- **DATA SECTION**
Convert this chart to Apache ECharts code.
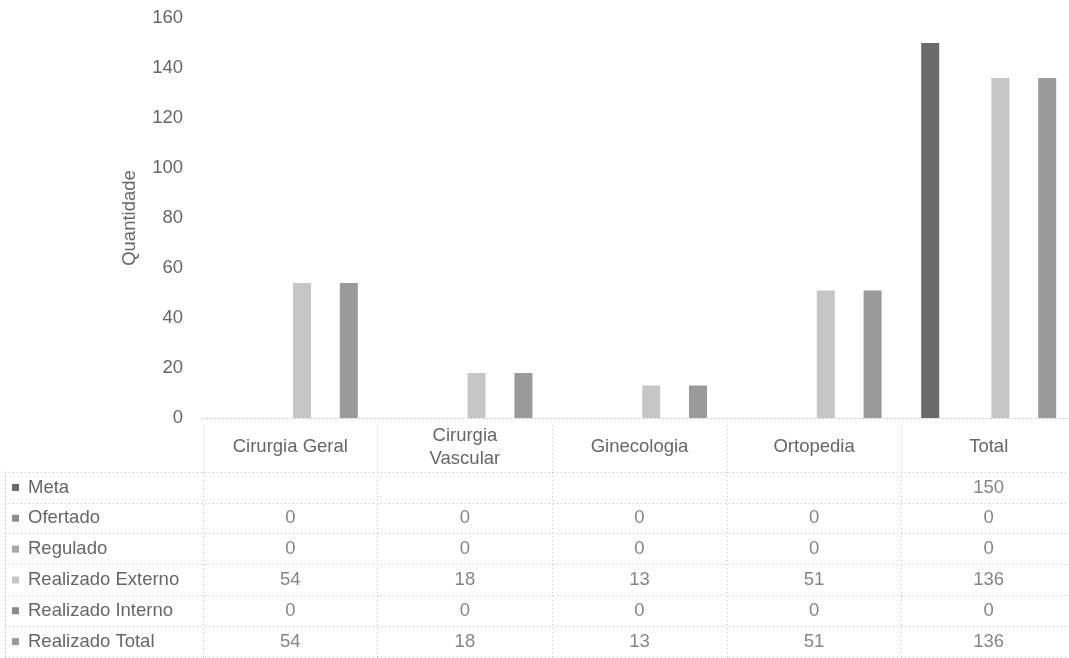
<!DOCTYPE html>
<html><head><meta charset="utf-8">
<script src="https://cdn.jsdelivr.net/npm/echarts@6/dist/echarts.min.js"></script>
<style>html,body{margin:0;padding:0;background:#fff}#c{width:1069px;height:658px}</style>
</head><body><div id="c"></div>
<script>
var categories = ['Cirurgia Geral', 'Cirurgia\nVascular', 'Ginecologia', 'Ortopedia', 'Total'];
var seriesNames = ['Meta', 'Ofertado', 'Regulado', 'Realizado Externo', 'Realizado Interno', 'Realizado Total'];
var meta = [null, null, null, null, 150];
var ofertado = [0, 0, 0, 0, 0];
var regulado = [0, 0, 0, 0, 0];
var realizadoExterno = [54, 18, 13, 51, 136];
var realizadoInterno = [0, 0, 0, 0, 0];
var realizadoTotal = [54, 18, 13, 51, 136];
var yTicks = [0, 20, 40, 60, 80, 100, 120, 140, 160];

var seriesData = [meta, ofertado, regulado, realizadoExterno, realizadoInterno, realizadoTotal];
var colors = ['#6a6a6a', '#8e8e8e', '#a8a8a8', '#c6c6c6', '#8a8a8a', '#9a9a9a'];
var FONT = '"Liberation Sans", Arial, sans-serif';
var FS = 18.5;
var TXT = '#666666';
var dotted = {color: '#c4c4c4', width: 1, type: [1, 3]};

var GL = 203, GW = 873;

var rich = {t: {padding: [0, 0, 0, 9], fontFamily: FONT, fontSize: FS, color: TXT}};
colors.forEach(function (c, i) {
  rich['i' + i] = {width: 7, height: 7, backgroundColor: c};
});

var tableCells = [];
seriesData.forEach(function (arr, r) {
  arr.forEach(function (v, c) {
    if (v !== null && v !== undefined) tableCells.push([c, r, v]);
  });
});

var series = seriesData.map(function (arr, i) {
  return {
    name: seriesNames[i], type: 'bar', xAxisIndex: 0, yAxisIndex: 0,
    data: arr, barWidth: 18, barGap: '30%',
    itemStyle: {color: colors[i]}
  };
});
series.push({
  type: 'scatter', xAxisIndex: 2, yAxisIndex: 2, symbolSize: 1,
  itemStyle: {color: 'transparent'},
  data: tableCells,
  label: {show: true, position: 'inside', formatter: function (p) { return String(p.value[2]); },
    fontFamily: FONT, fontSize: FS, color: TXT},
  silent: true
});

var gb = {outerBoundsMode: 'none', containLabel: false};
var chart = echarts.init(document.getElementById('c'), null, {renderer: 'canvas'});
chart.setOption({
  animation: false,
  backgroundColor: '#fff',
  grid: [
    Object.assign({left: GL, width: GW, top: 18, height: 400}, gb),
    Object.assign({left: GL, width: GW, top: 425, height: 47}, gb),
    Object.assign({left: GL, width: GW, top: 472, height: 185}, gb),
    Object.assign({left: 5, width: GW + GL - 5, top: 472, height: 185}, gb)
  ],
  xAxis: [
    {type: 'category', gridIndex: 0, data: categories,
      axisLine: {show: true, lineStyle: dotted}, axisTick: {show: false},
      axisLabel: {interval: 0, margin: 29, verticalAlign: 'middle', lineHeight: 23,
        fontFamily: FONT, fontSize: FS, color: TXT}},
    {type: 'category', gridIndex: 1, data: categories,
      axisLine: {show: false}, axisTick: {show: false}, axisLabel: {show: false},
      splitLine: {show: true, lineStyle: dotted}},
    {type: 'category', gridIndex: 2, data: categories,
      axisLine: {show: false}, axisTick: {show: false}, axisLabel: {show: false},
      splitLine: {show: true, lineStyle: dotted}},
    {type: 'category', gridIndex: 3, data: ['x'],
      axisLine: {show: false}, axisTick: {show: false}, axisLabel: {show: false},
      splitLine: {show: false}}
  ],
  yAxis: [
    {type: 'value', gridIndex: 0, min: 0, max: 160, interval: 20,
      name: 'Quantidade', nameLocation: 'middle', nameGap: 64, nameRotate: 90,
      nameTextStyle: {fontFamily: FONT, fontSize: FS, color: TXT},
      axisLine: {show: false}, axisTick: {show: false}, splitLine: {show: false},
      axisLabel: {margin: 20, fontFamily: FONT, fontSize: FS, color: TXT,
        formatter: function (v) { return yTicks.indexOf(v) >= 0 ? String(v) : ''; }}},
    {type: 'value', gridIndex: 1, show: false},
    {type: 'category', gridIndex: 2, data: seriesNames, inverse: true,
      axisLine: {show: false}, axisTick: {show: false}, splitLine: {show: false},
      axisLabel: {align: 'left', margin: 191, rich: rich,
        formatter: function (v, i) { return '{i' + i + '|}{t|' + v + '}'; }}},
    {type: 'category', gridIndex: 3, data: seriesNames, inverse: true,
      axisLine: {show: true, lineStyle: dotted}, axisTick: {show: false}, axisLabel: {show: false},
      splitLine: {show: true, lineStyle: dotted}}
  ],
  series: series
});
</script></body></html>
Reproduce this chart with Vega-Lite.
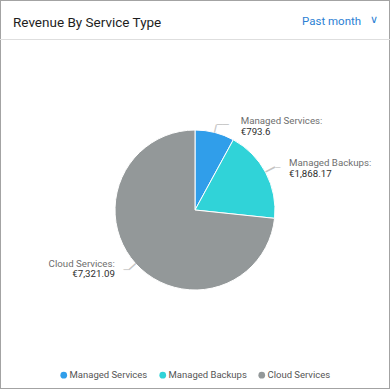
{
  "$schema": "https://vega.github.io/schema/vega-lite/v6.json",
  "width": 390,
  "height": 389,
  "padding": 0,
  "autosize": {"type": "none"},
  "background": "#ffffff",
  "title": {
    "text": "Revenue By Service Type",
    "anchor": "start",
    "frame": "group",
    "orient": "top",
    "offset": -40,
    "baseline": "alphabetic",
    "dx": 13,
    "font": "Roboto",
    "fontSize": 13.5,
    "fontWeight": 400,
    "color": "#1e1e1e"
  },
  "config": {
    "view": {"stroke": "#a3a3a3", "strokeWidth": 2},
    "locale": {
      "number": {"decimal": ".", "thousands": ",", "grouping": [3], "currency": ["€", ""]}
    }
  },
  "layer": [
    {
      "data": {"values": [{"t": "Past month"}]},
      "mark": {"type": "text", "align": "left", "baseline": "alphabetic", "font": "Roboto", "fontSize": 11.5, "color": "#2b7fd4"},
      "encoding": {"text": {"field": "t"}, "x": {"value": 302}, "y": {"value": 25}}
    },
    {
      "data": {"values": [{"t": "∨"}]},
      "mark": {"type": "text", "align": "center", "baseline": "middle", "font": "DejaVu Sans", "fontSize": 11, "color": "#2b7fd4"},
      "encoding": {"text": {"field": "t"}, "x": {"value": 374}, "y": {"value": 20}}
    },
    {
      "data": {"values": [{"t": "sep"}]},
      "mark": {"type": "rule", "color": "#dedede", "strokeWidth": 1},
      "encoding": {"y": {"value": 39.5}}
    },
    {
      "data": {
        "values": [
          {"category": "Managed Services", "label": "Managed Services:", "value": 793.6},
          {"category": "Managed Backups", "label": "Managed Backups:", "value": 1868.17},
          {"category": "Cloud Services", "label": "Cloud Services:", "value": 7321.09}
        ]
      },
      "encoding": {
        "theta": {"field": "value", "type": "quantitative", "stack": true},
        "order": {"field": "value", "type": "quantitative", "sort": "ascending"}
      },
      "layer": [
        {
          "mark": {"type": "arc", "outerRadius": 80, "stroke": "#ffffff", "strokeWidth": 1, "yOffset": 15.5},
          "encoding": {
            "color": {
              "field": "category",
              "type": "nominal",
              "scale": {
                "domain": ["Managed Services", "Managed Backups", "Cloud Services"],
                "range": ["#309eea", "#30d3d8", "#939899"]
              },
              "legend": {
                "orient": "none",
                "legendX": 59,
                "legendY": 370,
                "direction": "horizontal",
                "title": null,
                "symbolType": "circle",
                "symbolSize": 45,
                "symbolStrokeWidth": 0,
                "labelFont": "Roboto",
                "labelFontSize": 9.5,
                "labelColor": "#555555",
                "labelOffset": 1,
                "columnPadding": 10
              }
            }
          }
        },
        {
          "mark": {"type": "text", "radius": 84, "align": "center", "baseline": "middle", "angle": -75.7, "font": "DejaVu Sans", "fontSize": 13, "color": "#c4c4c4", "yOffset": 15.5},
          "encoding": {"text": {"condition": {"test": "datum.category === 'Managed Services'", "value": "─"}, "value": ""}}
        },
        {
          "mark": {"type": "text", "radius": 88, "align": "left", "baseline": "middle", "font": "DejaVu Sans", "fontSize": 10, "color": "#c4c4c4", "yOffset": 15.5},
          "encoding": {"text": {"condition": {"test": "datum.category === 'Managed Services'", "value": "──"}, "value": ""}}
        },
        {
          "mark": {"type": "text", "radius": 88, "align": "left", "baseline": "alphabetic", "dx": 24, "dy": -1, "font": "Roboto", "fontSize": 9.7, "color": "#6e6e6e", "yOffset": 15.5},
          "encoding": {"text": {"condition": {"test": "datum.category === 'Managed Services'", "field": "label"}, "value": ""}}
        },
        {
          "mark": {"type": "text", "radius": 88, "align": "left", "baseline": "alphabetic", "dx": 24, "dy": 10, "font": "Roboto", "fontSize": 9.7, "color": "#2e2e2e", "yOffset": 15.5},
          "encoding": {"text": {"condition": {"test": "datum.category === 'Managed Services'", "field": "value", "type": "quantitative", "format": "$,.2~f"}, "value": ""}}
        },
        {
          "mark": {"type": "text", "radius": 85.5, "align": "center", "baseline": "middle", "angle": -27.7, "font": "DejaVu Sans", "fontSize": 17, "color": "#c4c4c4", "yOffset": 15.5},
          "encoding": {"text": {"condition": {"test": "datum.category === 'Managed Backups'", "value": "─"}, "value": ""}}
        },
        {
          "mark": {"type": "text", "radius": 91, "align": "left", "baseline": "middle", "font": "DejaVu Sans", "fontSize": 8, "color": "#c4c4c4", "yOffset": 15.5},
          "encoding": {"text": {"condition": {"test": "datum.category === 'Managed Backups'", "value": "─"}, "value": ""}}
        },
        {
          "mark": {"type": "text", "radius": 91, "align": "left", "baseline": "alphabetic", "dx": 13.5, "dy": -1.7, "font": "Roboto", "fontSize": 9.7, "color": "#6e6e6e", "yOffset": 15.5},
          "encoding": {"text": {"condition": {"test": "datum.category === 'Managed Backups'", "field": "label"}, "value": ""}}
        },
        {
          "mark": {"type": "text", "radius": 91, "align": "left", "baseline": "alphabetic", "dx": 13.5, "dy": 8.8, "font": "Roboto", "fontSize": 9.7, "color": "#2e2e2e", "yOffset": 15.5},
          "encoding": {"text": {"condition": {"test": "datum.category === 'Managed Backups'", "field": "value", "type": "quantitative", "format": "$,.2~f"}, "value": ""}}
        },
        {
          "mark": {"type": "text", "radius": 84.5, "align": "center", "baseline": "middle", "angle": 138, "font": "DejaVu Sans", "fontSize": 15, "color": "#c4c4c4", "yOffset": 15.5},
          "encoding": {"text": {"condition": {"test": "datum.category === 'Cloud Services'", "value": "─"}, "value": ""}}
        },
        {
          "mark": {"type": "text", "radius": 89, "align": "right", "baseline": "middle", "font": "DejaVu Sans", "fontSize": 9, "color": "#c4c4c4", "yOffset": 15.5},
          "encoding": {"text": {"condition": {"test": "datum.category === 'Cloud Services'", "value": "─"}, "value": ""}}
        },
        {
          "mark": {"type": "text", "radius": 89, "align": "right", "baseline": "alphabetic", "dx": -14, "dy": -2.5, "font": "Roboto", "fontSize": 9.7, "color": "#6e6e6e", "yOffset": 15.5},
          "encoding": {"text": {"condition": {"test": "datum.category === 'Cloud Services'", "field": "label"}, "value": ""}}
        },
        {
          "mark": {"type": "text", "radius": 89, "align": "right", "baseline": "alphabetic", "dx": -14, "dy": 7.8, "font": "Roboto", "fontSize": 9.7, "color": "#2e2e2e", "yOffset": 15.5},
          "encoding": {"text": {"condition": {"test": "datum.category === 'Cloud Services'", "field": "value", "type": "quantitative", "format": "$,.2~f"}, "value": ""}}
        }
      ]
    }
  ]
}
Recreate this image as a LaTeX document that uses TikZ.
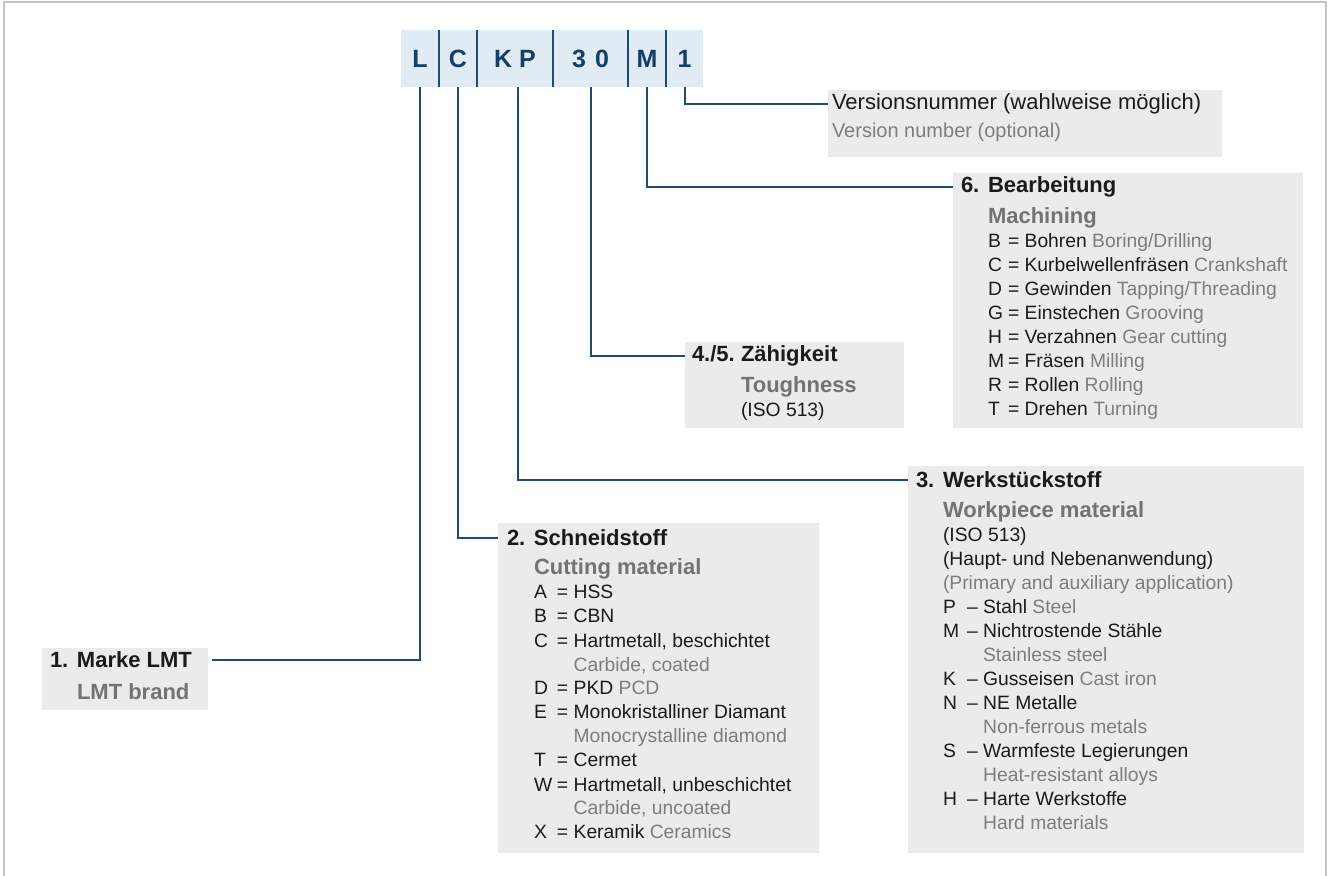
\documentclass[tikz,border=0pt]{standalone}
\usepackage{fontspec}
\setmainfont{Liberation Sans}
\definecolor{boxgray}{HTML}{EBEBEB}
\definecolor{barblue}{HTML}{E1EBF3}
\definecolor{navy}{HTML}{1F4A7C}
\definecolor{codeblue}{HTML}{123F6E}
\definecolor{txtgray}{HTML}{7D7D7D}
\definecolor{subgray}{HTML}{737373}
\definecolor{txtblack}{HTML}{1A1A1A}
\definecolor{framegray}{HTML}{C4C4C4}
\newcommand\gr[1]{\textcolor{txtgray}{#1}}
\newcommand\sub[1]{\textcolor{subgray}{\fontsize{11}{12}\selectfont\bfseries #1}}
% entries: letter column width, separator, text
\newcommand\ent[4]{\makebox[#1][l]{#2}#3\ #4}
\newcommand\cnt[3]{\makebox[#1][l]{}\phantom{#2}\ #3}
\newcommand\eb[2]{\ent{10pt}{#1}{=}{#2}}
\newcommand\es[2]{\ent{11.5pt}{#1}{=}{#2}}
\newcommand\cs[1]{\cnt{11.5pt}{=}{#1}}
\newcommand\ew[2]{\ent{12pt}{#1}{–}{#2}}
\newcommand\cw[1]{\cnt{12pt}{–}{#1}}
\newcommand\hnum[2]{\makebox[13.5pt][l]{#1}#2}
\begin{document}
\begin{tikzpicture}[x=0.5pt,y=-0.5pt,
  boxbg/.style={fill=boxgray, draw=none, anchor=north west, inner sep=0, outer sep=0},
  cell/.style={fill=barblue, draw=none, anchor=north west, inner sep=0, outer sep=0,
    minimum height=28.5pt, text=codeblue, font=\fontsize{12.5}{15}\selectfont\bfseries},
  txt/.style={anchor=base west, inner sep=0, outer sep=0, text=txtblack,
    font=\fontsize{9.65}{12}\selectfont},
  big/.style={txt, font=\fontsize{11}{12}\selectfont},
  head/.style={txt, font=\fontsize{11}{12}\selectfont\bfseries},
  conn/.style={draw=navy, line width=1pt},
  sepline/.style={draw=navy, line width=0.7pt}]
\useasboundingbox (0,0) rectangle (1328,876);
\draw[framegray, line width=1pt] (4,876) -- (4,2) -- (1326,2) -- (1326,876);

% header code bar
\node[cell, minimum width=19pt]   (cL)  at (401,30) {L};
\node[cell, minimum width=19pt]   (cC)  at (439,30) {C};
\node[cell, minimum width=38pt]   (cKP) at (477,30) {K P};
\node[cell, minimum width=37.5pt] (c30) at (553,30) {3\hspace{4.5pt}0};
\node[cell, minimum width=19pt]   (cM)  at (628,30) {M};
\node[cell, minimum width=18.5pt] (c1)  at (666,30) {1};
\foreach \c in {cL,cC,cKP,c30,cM}{\draw[sepline] (\c.north east) -- (\c.south east);}

% boxes
\node[boxbg, minimum width=197pt, minimum height=33.5pt]  (verBox)   at (828,90)  {};
\node[boxbg, minimum width=175pt, minimum height=127.5pt] (bearBox)  at (953,173) {};
\node[boxbg, minimum width=109.5pt, minimum height=43pt]  (toughBox) at (685,342) {};
\node[boxbg, minimum width=198pt, minimum height=193.5pt] (werkBox)  at (908,466) {};
\node[boxbg, minimum width=160.5pt, minimum height=165pt] (schnBox)  at (498,523) {};
\node[boxbg, minimum width=83pt, minimum height=31pt]     (markeBox) at (42,648)  {};

% Versionsnummer
\node[big] (verHead) at (832,110) {Versionsnummer (wahlweise möglich)};
\node[txt, font=\fontsize{10}{12}\selectfont] (verBody) at (832,138) {\gr{Version number (optional)}};

% 6. Bearbeitung
\node[head] (bearHead) at (961,193) {\hnum{6.}{Bearbeitung}};
\node[txt] (bearBody) at (988,224) {\begin{tabular}[t]{@{}l@{}}
\sub{Machining}\\
\eb{B}{Bohren \gr{Boring/Drilling}}\\
\eb{C}{Kurbelwellenfräsen \gr{Crankshaft}}\\
\eb{D}{Gewinden \gr{Tapping/Threading}}\\
\eb{G}{Einstechen \gr{Grooving}}\\
\eb{H}{Verzahnen \gr{Gear cutting}}\\
\eb{M}{Fräsen \gr{Milling}}\\
\eb{R}{Rollen \gr{Rolling}}\\
\eb{T}{Drehen \gr{Turning}}
\end{tabular}};

% 4./5. Zähigkeit
\node[head] (toughHead) at (692,362) {\makebox[24.5pt][l]{4./5.}Zähigkeit};
\node[txt] (toughBody) at (741,393) {\begin{tabular}[t]{@{}l@{}}
\sub{Toughness}\\
(ISO 513)
\end{tabular}};

% 3. Werkstückstoff
\node[head] (werkHead) at (916,488) {\hnum{3.}{Werkstückstoff}};
\node[txt] (werkBody) at (943,518) {\begin{tabular}[t]{@{}l@{}}
\sub{Workpiece material}\\
(ISO 513)\\
(Haupt- und Nebenanwendung)\\
\gr{(Primary and auxiliary application)}\\
\ew{P}{Stahl \gr{Steel}}\\
\ew{M}{Nichtrostende Stähle}\\
\cw{\gr{Stainless steel}}\\
\ew{K}{Gusseisen \gr{Cast iron}}\\
\ew{N}{NE Metalle}\\
\cw{\gr{Non-ferrous metals}}\\
\ew{S}{Warmfeste Legierungen}\\
\cw{\gr{Heat-resistant alloys}}\\
\ew{H}{Harte Werkstoffe}\\
\cw{\gr{Hard materials}}
\end{tabular}};

% 2. Schneidstoff
\node[head] (schnHead) at (507,546) {\hnum{2.}{Schneidstoff}};
\node[txt] (schnBody) at (534,575) {\begin{tabular}[t]{@{}l@{}}
\sub{Cutting material}\\
\es{A}{HSS}\\
\es{B}{CBN}\\
\es{C}{Hartmetall, beschichtet}\\
\cs{\gr{Carbide, coated}}\\
\es{D}{PKD \gr{PCD}}\\
\es{E}{Monokristalliner Diamant}\\
\cs{\gr{Monocrystalline diamond}}\\
\es{T}{Cermet}\\
\es{W}{Hartmetall, unbeschichtet}\\
\cs{\gr{Carbide, uncoated}}\\
\es{X}{Keramik \gr{Ceramics}}
\end{tabular}};

% 1. Marke LMT
\node[head] (markeHead) at (50,668) {\hnum{1.}{Marke LMT}};
\node[txt] (markeBody) at (77,699) {\sub{LMT brand}};

% connectors
\draw[conn] (c1.south) |- (verBox.west |- verHead.west);
\draw[conn] (cM.south) |- (bearBox.west |- bearHead.west);
\draw[conn] (c30.south) |- (toughBox.west |- toughHead.west);
\draw[conn] ([xshift=1.5pt]cKP.south) |- (werkBox.west |- werkHead.west);
\draw[conn] (cC.south) |- (schnBox.west |- schnHead.west);
\draw[conn] (cL.south) |- ([xshift=2pt]markeBox.east |- markeHead.west);
\end{tikzpicture}
\end{document}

- **PROMPT**
Take every line from the records above that has the word "this" and copy it.

- **COMPLETED TASK**
Convert this chart to Apache ECharts code.
Reproduce this chart with Vega-Lite.
Recreate this image as a LaTeX document that uses TikZ.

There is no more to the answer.